Object.parent(object: obj):obj
Returns this object's parent object, or null if this object is a root. It is preferred to use the "super" keyword when working with paths (if able).
Object.root(object: obj):obj
Returns this object's root object in the document.
Returns true if this object has the type name "type" in its type stack.
type CustomType {}
type SubType extends CustomType {}
SubType object: {}
#[test]
fn test() {
assert(self.object.instanceOf("SubType"));
assert(self.object.instanceOf("CustomType"));
}
Object.prototype(object: obj):obj
Return this object's prototype object if it has one. The prototype object will most likely be referenced by other objects, so use this function carefully.

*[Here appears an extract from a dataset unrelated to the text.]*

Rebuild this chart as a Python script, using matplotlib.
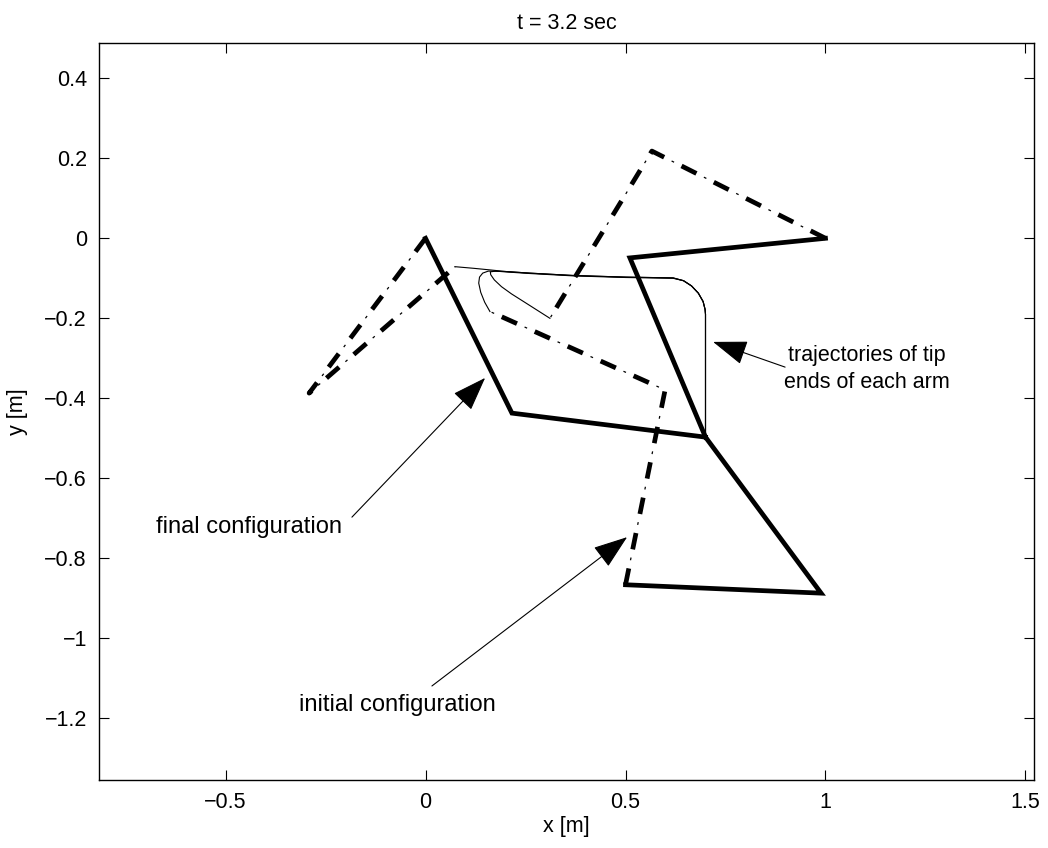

Changes this object's prototype to be the prototype its current prototype extends.
type CustomType {}
type SubType extends CustomType {}
SubType object: {}
#[test]
fn test() {
assert(self.object.instanceOf("SubType"));
assert(self.object.upcast());
assertNot(self.object.instanceOf("SubType"));
assert(self.object.instanceOf("CustomType"));
assertNot(self.object.upcast()); // prototype does not extend any other type
}
Object.removePrototype(object: obj):bool
Removes this object's prototype completely (regardless of whether it extends another), returning true if this object had a prototype that was removed.
type CustomType {}
type SubType extends CustomType {}
SubType object: {}
#[test]
fn test() {
assert(self.object.removePrototype());
assertEq(self.object.typename(), "obj");
}
Object.shallowCopy(object: obj, other: obj):void
Make "object" a shallow copy of "other" by attaching all of the data on "other" to it. Essentially, a "reference" call to each one of the fields on "other".
This function does not just shallow copy fields, but all data (functions, prototype, etc...).
Copies all fields from "other" and places them on this object. This function is also called for every field on "other" that is an object, recursively deep copying all referenced (by field) sub-objects.
Unlike shallow copy, this function only operates on fields, not functions or any other type of data.
The object "other" is unmodified by this function.